The political economy question that explains why the captured economy persists despite its costs is not a difficult one to answer. It requires only asking who benefits from each element of the capture architecture remaining intact. The STC's administered fuel prices benefit the large fuel consumers, primarily industrial operators, hotel groups and transport companies, who receive stable input costs regardless of international price volatility and who would face genuine market exposure if fuel were competitively priced. The CEB's monopoly benefits the large industrial electricity consumers who have negotiated preferential tariff structures that would be exposed to competitive scrutiny in an open market. The sugar subsidy loop benefits the plantation companies and landowners who would otherwise face the market discipline of an internationally uncompetitive industry. The foreign labour mechanism benefits the export-oriented manufacturers and hospitality operators who compete on international markets partly on the basis of keeping their Mauritian wage costs at or near the minimum wage floor.

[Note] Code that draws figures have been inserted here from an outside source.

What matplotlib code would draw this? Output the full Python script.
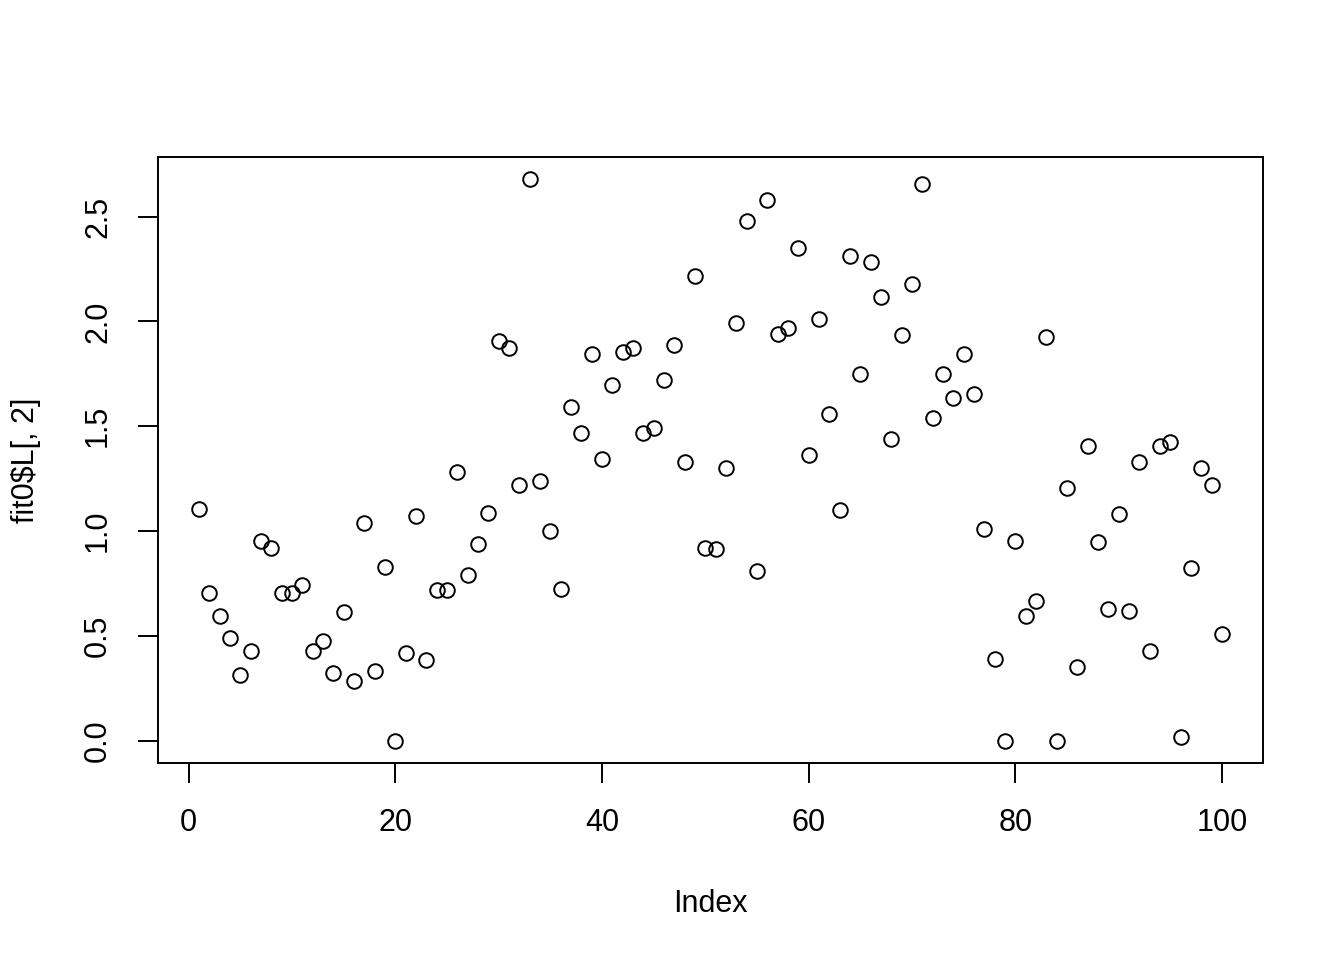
import numpy as np
from matplotlib import pyplot as plt

plt.rcParams['font.family'] = ['Liberation Sans', 'DejaVu Sans']

index = np.arange(1, 101)
fit_L2 = [1.107, 0.706, 0.592, 0.487, 0.315, 0.429, 0.954, 0.921, 0.706, 0.706,
          0.740, 0.425, 0.477, 0.320, 0.611, 0.286, 1.040, 0.334, 0.830, 0.000,
          0.420, 1.069, 0.386, 0.716, 0.716, 1.283, 0.792, 0.940, 1.088, 1.908,
          1.875, 1.221, 2.677, 1.240, 1.002, 0.725, 1.589, 1.469, 1.842, 1.345,
          1.698, 1.856, 1.875, 1.465, 1.493, 1.722, 1.885, 1.331, 2.214, 0.921,
          0.916, 1.298, 1.994, 2.481, 0.811, 2.581, 1.942, 1.966, 2.352, 1.360,
          2.009, 1.560, 1.102, 2.314, 1.751, 2.281, 2.118, 1.441, 1.937, 2.176,
          2.657, 1.541, 1.751, 1.632, 1.846, 1.651, 1.011, 0.391, 0.000, 0.954,
          0.596, 0.668, 1.923, 0.000, 1.207, 0.353, 1.403, 0.949, 0.630, 1.083,
          0.620, 1.331, 0.429, 1.403, 1.422, 0.019, 0.825, 1.302, 1.221, 0.506]

fig = plt.figure(figsize=(13.44, 9.6), dpi=100)
ax = fig.add_axes([158/1344, 1 - 763/960, (1263-158)/1344, (763-157)/960])

ax.plot(index, fit_L2, 'o', mfc='none', mec='black', ms=10.5, mew=1.4)

# R style 4% extension
xr = index.max() - index.min()
ax.set_xlim(index.min() - 0.04*xr, index.max() + 0.04*xr)
yr = max(fit_L2) - min(fit_L2)
ax.set_ylim(min(fit_L2) - 0.04*yr, max(fit_L2) + 0.04*yr)

ax.set_xticks([0, 20, 40, 60, 80, 100])
ax.set_yticks([0.0, 0.5, 1.0, 1.5, 2.0, 2.5])
ax.set_yticklabels(['0.0', '0.5', '1.0', '1.5', '2.0', '2.5'], rotation=90, va='center')
ax.tick_params(length=14.4, width=1.4, labelsize=22, pad=18)
for s in ax.spines.values():
    s.set_linewidth(1.4)

ax.set_xlabel('Index', fontsize=22, labelpad=37)
ax.set_ylabel(r'fit0\$L[, 2]', fontsize=22, labelpad=30)

plt.savefig('out.png', dpi=100)
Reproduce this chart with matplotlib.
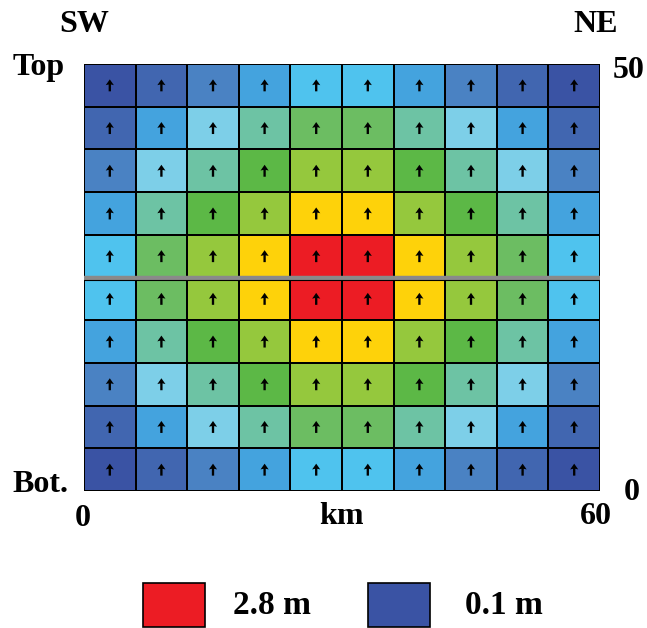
import matplotlib
matplotlib.use("Agg")
import matplotlib.pyplot as plt
import numpy as np
from matplotlib.colors import ListedColormap, BoundaryNorm
from matplotlib.patches import Rectangle

W, H = 647, 628  # 出图像素尺寸

# 断层面滑移量 (m)，行从上 (Top) 到下 (Bot.)，列从 SW 到 NE
slip = [
    [0.1, 0.3, 0.5, 0.7, 0.9, 0.9, 0.7, 0.5, 0.3, 0.1],
    [0.3, 0.7, 1.1, 1.3, 1.6, 1.6, 1.3, 1.1, 0.7, 0.3],
    [0.5, 1.1, 1.3, 1.9, 2.2, 2.2, 1.9, 1.3, 1.1, 0.5],
    [0.7, 1.3, 1.9, 2.2, 2.5, 2.5, 2.2, 1.9, 1.3, 0.7],
    [0.9, 1.6, 2.2, 2.5, 2.8, 2.8, 2.5, 2.2, 1.6, 0.9],
    [0.9, 1.6, 2.2, 2.5, 2.8, 2.8, 2.5, 2.2, 1.6, 0.9],
    [0.7, 1.3, 1.9, 2.2, 2.5, 2.5, 2.2, 1.9, 1.3, 0.7],
    [0.5, 1.1, 1.3, 1.9, 2.2, 2.2, 1.9, 1.3, 1.1, 0.5],
    [0.3, 0.7, 1.1, 1.3, 1.6, 1.6, 1.3, 1.1, 0.7, 0.3],
    [0.1, 0.3, 0.5, 0.7, 0.9, 0.9, 0.7, 0.5, 0.3, 0.1],
]
rake = 90  # 滑动角 (度)，全部为逆冲
length_km = 60
width_km = 50
legend_vals = [2.8, 0.1]

# 色标分级
colors = ["#3a53a4", "#4166b0", "#4a82c3", "#44a3de", "#4fc3ee", "#7dcfe8",
          "#6dc3a4", "#6cbd62", "#5cb846", "#95c83d", "#fed20a", "#ec1c24"]
bounds = [0, 0.2, 0.4, 0.6, 0.8, 1.0, 1.2, 1.45, 1.75, 2.05, 2.35, 2.65, 3.0]
cmap = ListedColormap(colors)
norm = BoundaryNorm(bounds, cmap.N)

S = np.array(slip)[::-1]  # 转成自下而上
ny, nx = S.shape
xe = np.linspace(0, length_km, nx + 1)
ye = np.linspace(0, width_km, ny + 1)

fig = plt.figure(figsize=(W / 100, H / 100), dpi=100)
ax = fig.add_axes([84 / W, 1 - 491 / H, 516 / W, 427 / H])
ax.pcolormesh(xe, ye, S, cmap=cmap, norm=norm, edgecolors="k", linewidth=1.3)

# 中间的灰色双线
ax.axhline(width_km / 2, color="#8a8a8a", linewidth=3.2, zorder=3)
ax.axhline(width_km / 2 - 0.25, color="k", linewidth=0.8, zorder=3)

# 滑动方向箭头
xc = (xe[:-1] + xe[1:]) / 2
yc = (ye[:-1] + ye[1:]) / 2
XX, YY = np.meshgrid(xc, yc)
U = np.cos(np.radians(rake)) * np.ones_like(S)
V = np.sin(np.radians(rake)) * np.ones_like(S) * 1.4
ax.quiver(XX, YY, U, V, angles="xy", scale_units="xy", scale=1, pivot="middle",
          width=0.0045, headwidth=3.5, headlength=2.5, headaxislength=2.2,
          color="k", zorder=4)

ax.set_xlim(0, length_km)
ax.set_ylim(0, width_km)
ax.axis("off")

font = dict(family="Liberation Serif", fontweight="bold")


def label(x, y, s, size=23):
    fig.text(x / W, 1 - y / H, s, ha="center", va="center", fontsize=size, **font)


label(84, 25, "SW")
label(596, 24, "NE")
label(39, 67, "Top")
label(629, 70, "50")
label(40, 484, "Bot.")
label(632, 493, "0")
label(83, 518, "0")
label(341, 517, "km")
label(596, 516, "60")

# 图例
for i, (x0, tx) in enumerate([(143, 272), (368, 504)]):
    c = cmap(norm(legend_vals[i]))
    fig.add_artist(Rectangle((x0 / W, 1 - 627 / H), 62 / W, 44 / H,
                             transform=fig.transFigure, facecolor=c,
                             edgecolor="k", linewidth=1.2))
    label(tx, 606, f"{legend_vals[i]} m", size=24)

fig.savefig("out.png", dpi=100)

These beneficiaries are, collectively, among the most politically connected economic actors in Mauritius. Their relationship with successive governments is documented, visible in procurement contracts, board appointments, and the regulatory decisions that have preserved the capture architecture across multiple administrations of different political colours. The Dynastic Capture framework published elsewhere in this edition describes the mechanism through which politically connected economic actors sustain their position across government changes. The captured economy is one of the primary assets those actors are protecting.
The Doing Business index ranks Mauritius highly. The Heritage Foundation's Index of Economic Freedom gives it strong marks for trade openness and fiscal policy. The offshore financial centre genuinely operates with the low taxes and light regulation those indices reward. None of this changes the domestic reality: that the 1.3 million people who live in Mauritius rather than investing in it face administered prices for fuel, electricity, water and communications, suppressed domestic wage competition in the sectors where they are most likely to work, and a sugar industry kept alive by their taxes rather than by its own competitive viability.
Genuine liberalisation would produce more jobs, not fewer. It would produce higher wages in labour-intensive sectors, not lower ones. It would produce greater skills demand, not less. It would break the low-wage low-skill trap that the captured economy has maintained for thirty years. It would also threaten the specific economic interests of the politically connected actors who benefit from the capture remaining intact.
That is why it has not happened. Not because economists have not made the case. I made part of it in 2008, and the argument is stronger now than it was then. It has not happened because the people who benefit from the capture have the political relationships to prevent it from happening, and the people who bear the cost of the capture, the household paying administered prices, the worker whose wages are suppressed by the foreign labour mechanism, the SME paying monopoly prices for electricity and water, are precisely the people whose political leverage is smallest. Naming that asymmetry is the first step toward changing it.